Over a 1-year period, a diagnosis of suppurative otitis media was made in 21 infants less than 6 weeks of age, with symptomatology varying from mild rhinorrhea and cough to irritability and severe, protracted diarrhea. Only four infants presented with fever greater than 38°C. One-third of the patients had been born prematurely, 90% were bottle-fed, and only two had significant congenital malformations. Two-thirds of the babies with otitis of bacterial origin were male.

Infants admitted to the study underwent diagnostic tympanoparacentesis, yielding purulent material and bacterial growth from all but three. The predominant organisms isolated were Escherichia coli, Staphylococcus aureus, and Klebsiella pneumoniae. In cases of treatment failure, reinfection was most common with Pseudomonas aeruginosa.
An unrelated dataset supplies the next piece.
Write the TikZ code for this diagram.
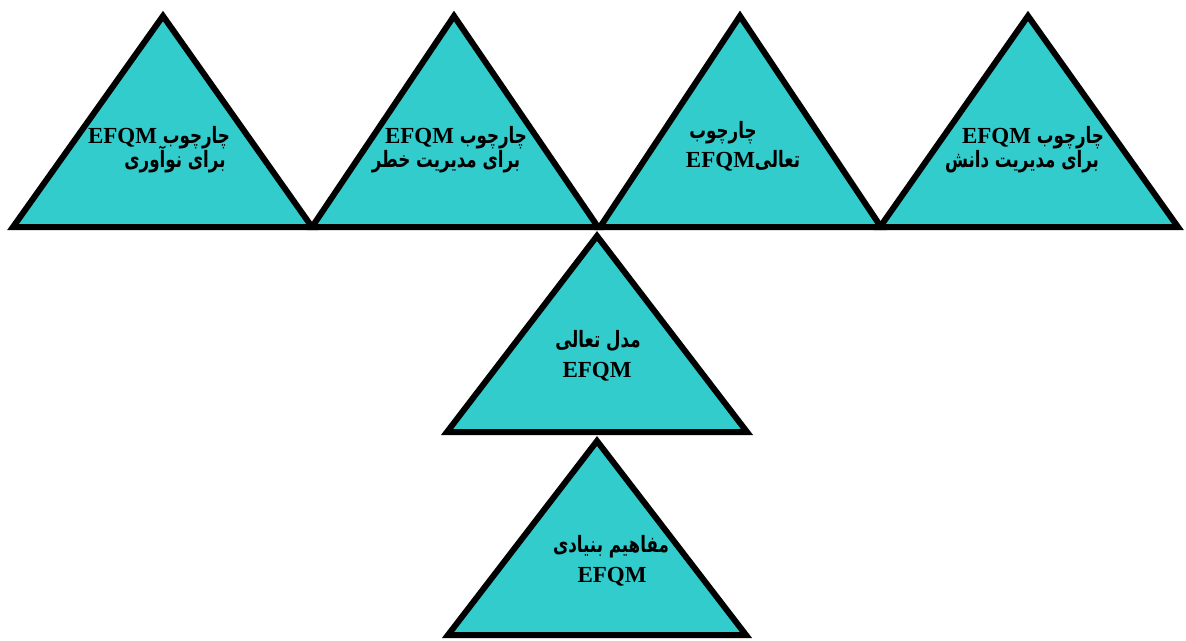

On the basis of disc sensitivities, only 61% of the exudates from which bacteria were isolated proved amenable to ampicillin therapy alone. Bacteria cultured from nasopharyngeal swabs of the same infants showed a correlation with ear isolations in only 28% of the cases. When a 10-day course of therapy was carried out utilizing antibiotics to which the organism was sensitive, there was a 22% failure rate, suggesting the possible need for more prolonged therapy with a parenterally-administered agent plus ampicillin in the management of otitis media in the neonate and young infant.